• **To be done**
Without the pictures, write out all the lines below exactly as they appear.

• **Data provided**
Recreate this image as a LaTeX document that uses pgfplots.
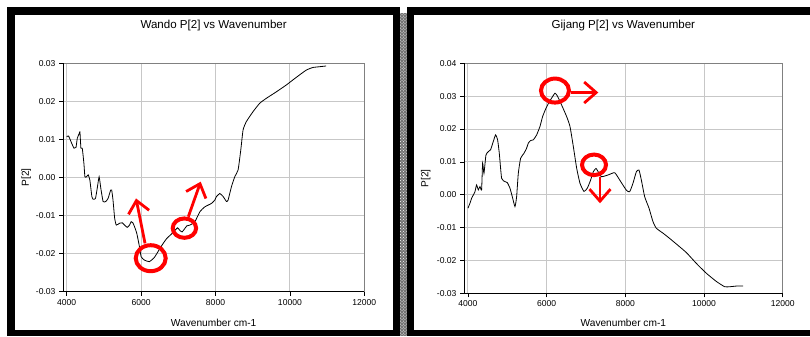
\documentclass[border=0pt]{standalone}
\usepackage{pgfplots}
\pgfplotsset{compat=1.18}
\usepackage{fontspec}
\setmainfont{Liberation Sans}
\usetikzlibrary{arrows.meta,patterns}

\pgfplotstableread{
x y
4000 0.0107
4050 0.0109
4133 0.0090
4196 0.0077
4249 0.0079
4284 0.0103
4338 0.0116
4355 0.0120
4382 0.0077
4418 0.0077
4462 0.0037
4489 0.0002
4533 0.0002
4578 0.0007
4622 -0.0007
4676 -0.0050
4711 -0.0057
4773 -0.0055
4827 -0.0024
4871 0.0002
4916 -0.0028
4978 -0.0063
5049 -0.0063
5111 -0.0055
5182 -0.0033
5209 -0.0033
5244 -0.0059
5289 -0.0107
5333 -0.0125
5422 -0.0120
5493 -0.0119
5556 -0.0125
5627 -0.0131
5689 -0.0125
5733 -0.0116
5778 -0.0119
5822 -0.0129
5884 -0.0147
5956 -0.0182
6000 -0.0208
6089 -0.0217
6222 -0.0221
6356 -0.0210
6471 -0.0192
6580 -0.0175
6690 -0.0160
6800 -0.0150
6900 -0.0140
6980 -0.0132
7050 -0.0140
7100 -0.0143
7160 -0.0136
7230 -0.0127
7313 -0.0125
7446 -0.0116
7580 -0.0090
7714 -0.0077
7893 -0.0068
7982 -0.0059
8027 -0.0050
8116 -0.0042
8205 -0.0050
8295 -0.0063
8339 -0.0059
8429 -0.0024
8518 0.0002
8607 0.0020
8679 0.0072
8741 0.0125
8830 0.0147
9009 0.0173
9188 0.0195
9366 0.0208
9634 0.0225
9902 0.0243
10170 0.0263
10438 0.0282
10616 0.0289
10795 0.0291
10973 0.0293
}\wando

\pgfplotstableread{
x y
4000 -0.0041
4051 -0.0026
4093 -0.0011
4136 -0.0001
4178 0.0009
4220 0.0030
4263 0.0015
4305 0.0025
4347 0.0015
4373 0.0096
4407 0.0065
4458 0.0121
4517 0.0131
4576 0.0137
4644 0.0162
4703 0.0182
4754 0.0167
4797 0.0126
4856 0.0050
4941 0.0040
5000 0.0037
5068 0.0020
5127 -0.0006
5195 -0.0036
5237 -0.0006
5280 0.0065
5339 0.0111
5424 0.0126
5492 0.0142
5534 0.0157
5593 0.0165
5661 0.0167
5746 0.0182
5831 0.0208
5898 0.0238
5983 0.0263
6068 0.0283
6153 0.0299
6212 0.0309
6271 0.0301
6381 0.0273
6508 0.0238
6593 0.0208
6678 0.0147
6763 0.0081
6847 0.0035
6949 0.0010
7034 0.0020
7119 0.0045
7186 0.0070
7254 0.0080
7300 0.0072
7390 0.0055
7559 0.0060
7729 0.0067
7856 0.0045
8025 0.0014
8110 0.0009
8195 0.0035
8280 0.0070
8347 0.0075
8407 0.0045
8492 -0.0006
8602 -0.0041
8703 -0.0082
8788 -0.0102
8958 -0.0117
9127 -0.0133
9297 -0.0150
9551 -0.0176
9805 -0.0209
10059 -0.0239
10314 -0.0264
10525 -0.0280
10653 -0.0280
10822 -0.0278
10992 -0.0278
}\gijang

\tikzset{
  ann/.style={draw=red, line width=4bp},
  annarr/.style={draw=red, line width=2.8bp, -{Straight Barb[length=12bp,width=21bp]}},
}

\pgfplotsset{
  excel/.style={
    scale only axis,
    clip=false,
    xmin=3900, xmax=12000,
    xtick={4000,6000,8000,10000,12000},
    scaled x ticks=false,
    scaled y ticks=false,
    grid=major,
    major grid style={draw=black!22, line width=1bp},
    axis line style={draw=black!50, line width=0.8bp},
    tick align=outside,
    tick pos=left,
    major tick length=4bp,
    tick style={black, line width=0.7bp},
    /pgf/number format/assume math mode=true,
    x tick label style={font=\fontsize{8.6}{9}\selectfont, /pgf/number format/1000 sep={}},
    y tick label style={font=\fontsize{8.6}{9}\selectfont, /pgf/number format/fixed, /pgf/number format/fixed zerofill, /pgf/number format/precision=2},
    title style={font=\fontsize{11.6}{12}\selectfont, at={(axis description cs:0.5,1)}, anchor=base, yshift=29bp},
    xlabel style={font=\fontsize{10.2}{11}\selectfont, at={(axis description cs:0.5,0)}, anchor=base, yshift=-35bp},
    ylabel style={font=\fontsize{10.2}{11}\selectfont, at={(axis description cs:-0.113,0.5)}, anchor=base},
    xlabel={Wavenumber cm-1},
    ylabel={P[2]},
  },
}

\begin{document}
\begin{tikzpicture}[x=1bp,y=1bp]
\useasboundingbox (0,0) rectangle (810,336);
\begin{scope}
\clip (0,0) rectangle (810,336);
\fill[black] (7.3,0) rectangle (400,328.7);
\fill[white] (15,6) rectangle (392.7,321);
\fill[black!55] (400,0) rectangle (406.7,323);
\fill[pattern=crosshatch dots, pattern color=white] (400,0) rectangle (406.7,323);
\fill[black] (406.7,0) rectangle (830,328.7);
\fill[white] (414.3,6) rectangle (830,321);
\end{scope}

\begin{axis}[excel,
  at={(63bp,44.3bp)}, anchor=south west,
  width=301.3bp, height=228.4bp,
  ymin=-0.03, ymax=0.03,
  ytick={-0.03,-0.02,-0.01,0,0.01,0.02,0.03},
  title={Wando P[2] vs Wavenumber},
]
\addplot[black, line width=0.8bp, smooth, tension=0.3] table[x=x,y=y] {\wando};
\draw[black, line width=0.8bp] (rel axis cs:0,1) -- (rel axis cs:0,0) -- (rel axis cs:1,0);
\draw[ann] (axis cs:6258,-0.0212) ellipse [x radius=15bp, y radius=13bp];
\draw[annarr] (axis cs:6105,-0.0173) -- (axis cs:5863,-0.0055);
\draw[ann] (axis cs:7164,-0.0133) ellipse [x radius=11.7bp, y radius=9.7bp];
\draw[annarr] (axis cs:7269,-0.0103) -- (axis cs:7602,-0.0011);
\end{axis}

\begin{axis}[excel,
  at={(464bp,42.7bp)}, anchor=south west,
  width=318.7bp, height=230bp,
  ymin=-0.03, ymax=0.04,
  ytick={-0.03,-0.02,-0.01,0,0.01,0.02,0.03,0.04},
  title={Gijang P[2] vs Wavenumber},
  ylabel style={at={(axis description cs:-0.112,0.5)}},
  xlabel style={yshift=1.5bp},
]
\addplot[black, line width=0.8bp, smooth, tension=0.3] table[x=x,y=y] {\gijang};
\draw[black, line width=0.8bp] (rel axis cs:0,1) -- (rel axis cs:0,0) -- (rel axis cs:1,0);
\draw[ann] (axis cs:6212,0.0317) ellipse [x radius=14bp, y radius=12bp];
\draw[annarr] (axis cs:6611,0.0311) -- (axis cs:7313,0.0311);
\draw[ann] (axis cs:7204,0.0091) ellipse [x radius=12bp, y radius=10.3bp];
\draw[annarr] (axis cs:7356,0.0055) -- (axis cs:7356,-0.0026);
\end{axis}
\end{tikzpicture}
\end{document}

• **Answer to this exercise**
Recreate this image as a LaTeX document that uses pgfplots.
\documentclass[border=0pt]{standalone}
\usepackage{pgfplots}
\pgfplotsset{compat=1.18}
\usepackage{fontspec}
\setmainfont{Liberation Sans}
\usetikzlibrary{arrows.meta,patterns}

\pgfplotstableread{
x y
4000 0.0107
4050 0.0109
4133 0.0090
4196 0.0077
4249 0.0079
4284 0.0103
4338 0.0116
4355 0.0120
4382 0.0077
4418 0.0077
4462 0.0037
4489 0.0002
4533 0.0002
4578 0.0007
4622 -0.0007
4676 -0.0050
4711 -0.0057
4773 -0.0055
4827 -0.0024
4871 0.0002
4916 -0.0028
4978 -0.0063
5049 -0.0063
5111 -0.0055
5182 -0.0033
5209 -0.0033
5244 -0.0059
5289 -0.0107
5333 -0.0125
5422 -0.0120
5493 -0.0119
5556 -0.0125
5627 -0.0131
5689 -0.0125
5733 -0.0116
5778 -0.0119
5822 -0.0129
5884 -0.0147
5956 -0.0182
6000 -0.0208
6089 -0.0217
6222 -0.0221
6356 -0.0210
6471 -0.0192
6580 -0.0175
6690 -0.0160
6800 -0.0150
6900 -0.0140
6980 -0.0132
7050 -0.0140
7100 -0.0143
7160 -0.0136
7230 -0.0127
7313 -0.0125
7446 -0.0116
7580 -0.0090
7714 -0.0077
7893 -0.0068
7982 -0.0059
8027 -0.0050
8116 -0.0042
8205 -0.0050
8295 -0.0063
8339 -0.0059
8429 -0.0024
8518 0.0002
8607 0.0020
8679 0.0072
8741 0.0125
8830 0.0147
9009 0.0173
9188 0.0195
9366 0.0208
9634 0.0225
9902 0.0243
10170 0.0263
10438 0.0282
10616 0.0289
10795 0.0291
10973 0.0293
}\wando

\pgfplotstableread{
x y
4000 -0.0041
4051 -0.0026
4093 -0.0011
4136 -0.0001
4178 0.0009
4220 0.0030
4263 0.0015
4305 0.0025
4347 0.0015
4373 0.0096
4407 0.0065
4458 0.0121
4517 0.0131
4576 0.0137
4644 0.0162
4703 0.0182
4754 0.0167
4797 0.0126
4856 0.0050
4941 0.0040
5000 0.0037
5068 0.0020
5127 -0.0006
5195 -0.0036
5237 -0.0006
5280 0.0065
5339 0.0111
5424 0.0126
5492 0.0142
5534 0.0157
5593 0.0165
5661 0.0167
5746 0.0182
5831 0.0208
5898 0.0238
5983 0.0263
6068 0.0283
6153 0.0299
6212 0.0309
6271 0.0301
6381 0.0273
6508 0.0238
6593 0.0208
6678 0.0147
6763 0.0081
6847 0.0035
6949 0.0010
7034 0.0020
7119 0.0045
7186 0.0070
7254 0.0080
7300 0.0072
7390 0.0055
7559 0.0060
7729 0.0067
7856 0.0045
8025 0.0014
8110 0.0009
8195 0.0035
8280 0.0070
8347 0.0075
8407 0.0045
8492 -0.0006
8602 -0.0041
8703 -0.0082
8788 -0.0102
8958 -0.0117
9127 -0.0133
9297 -0.0150
9551 -0.0176
9805 -0.0209
10059 -0.0239
10314 -0.0264
10525 -0.0280
10653 -0.0280
10822 -0.0278
10992 -0.0278
}\gijang

\tikzset{
  ann/.style={draw=red, line width=4bp},
  annarr/.style={draw=red, line width=2.8bp, -{Straight Barb[length=12bp,width=21bp]}},
}

\pgfplotsset{
  excel/.style={
    scale only axis,
    clip=false,
    xmin=3900, xmax=12000,
    xtick={4000,6000,8000,10000,12000},
    scaled x ticks=false,
    scaled y ticks=false,
    grid=major,
    major grid style={draw=black!22, line width=1bp},
    axis line style={draw=black!50, line width=0.8bp},
    tick align=outside,
    tick pos=left,
    major tick length=4bp,
    tick style={black, line width=0.7bp},
    /pgf/number format/assume math mode=true,
    x tick label style={font=\fontsize{8.6}{9}\selectfont, /pgf/number format/1000 sep={}},
    y tick label style={font=\fontsize{8.6}{9}\selectfont, /pgf/number format/fixed, /pgf/number format/fixed zerofill, /pgf/number format/precision=2},
    title style={font=\fontsize{11.6}{12}\selectfont, at={(axis description cs:0.5,1)}, anchor=base, yshift=29bp},
    xlabel style={font=\fontsize{10.2}{11}\selectfont, at={(axis description cs:0.5,0)}, anchor=base, yshift=-35bp},
    ylabel style={font=\fontsize{10.2}{11}\selectfont, at={(axis description cs:-0.113,0.5)}, anchor=base},
    xlabel={Wavenumber cm-1},
    ylabel={P[2]},
  },
}

\begin{document}
\begin{tikzpicture}[x=1bp,y=1bp]
\useasboundingbox (0,0) rectangle (810,336);
\begin{scope}
\clip (0,0) rectangle (810,336);
\fill[black] (7.3,0) rectangle (400,328.7);
\fill[white] (15,6) rectangle (392.7,321);
\fill[black!55] (400,0) rectangle (406.7,323);
\fill[pattern=crosshatch dots, pattern color=white] (400,0) rectangle (406.7,323);
\fill[black] (406.7,0) rectangle (830,328.7);
\fill[white] (414.3,6) rectangle (830,321);
\end{scope}

\begin{axis}[excel,
  at={(63bp,44.3bp)}, anchor=south west,
  width=301.3bp, height=228.4bp,
  ymin=-0.03, ymax=0.03,
  ytick={-0.03,-0.02,-0.01,0,0.01,0.02,0.03},
  title={Wando P[2] vs Wavenumber},
]
\addplot[black, line width=0.8bp, smooth, tension=0.3] table[x=x,y=y] {\wando};
\draw[black, line width=0.8bp] (rel axis cs:0,1) -- (rel axis cs:0,0) -- (rel axis cs:1,0);
\draw[ann] (axis cs:6258,-0.0212) ellipse [x radius=15bp, y radius=13bp];
\draw[annarr] (axis cs:6105,-0.0173) -- (axis cs:5863,-0.0055);
\draw[ann] (axis cs:7164,-0.0133) ellipse [x radius=11.7bp, y radius=9.7bp];
\draw[annarr] (axis cs:7269,-0.0103) -- (axis cs:7602,-0.0011);
\end{axis}

\begin{axis}[excel,
  at={(464bp,42.7bp)}, anchor=south west,
  width=318.7bp, height=230bp,
  ymin=-0.03, ymax=0.04,
  ytick={-0.03,-0.02,-0.01,0,0.01,0.02,0.03,0.04},
  title={Gijang P[2] vs Wavenumber},
  ylabel style={at={(axis description cs:-0.112,0.5)}},
  xlabel style={yshift=1.5bp},
]
\addplot[black, line width=0.8bp, smooth, tension=0.3] table[x=x,y=y] {\gijang};
\draw[black, line width=0.8bp] (rel axis cs:0,1) -- (rel axis cs:0,0) -- (rel axis cs:1,0);
\draw[ann] (axis cs:6212,0.0317) ellipse [x radius=14bp, y radius=12bp];
\draw[annarr] (axis cs:6611,0.0311) -- (axis cs:7313,0.0311);
\draw[ann] (axis cs:7204,0.0091) ellipse [x radius=12bp, y radius=10.3bp];
\draw[annarr] (axis cs:7356,0.0055) -- (axis cs:7356,-0.0026);
\end{axis}
\end{tikzpicture}
\end{document}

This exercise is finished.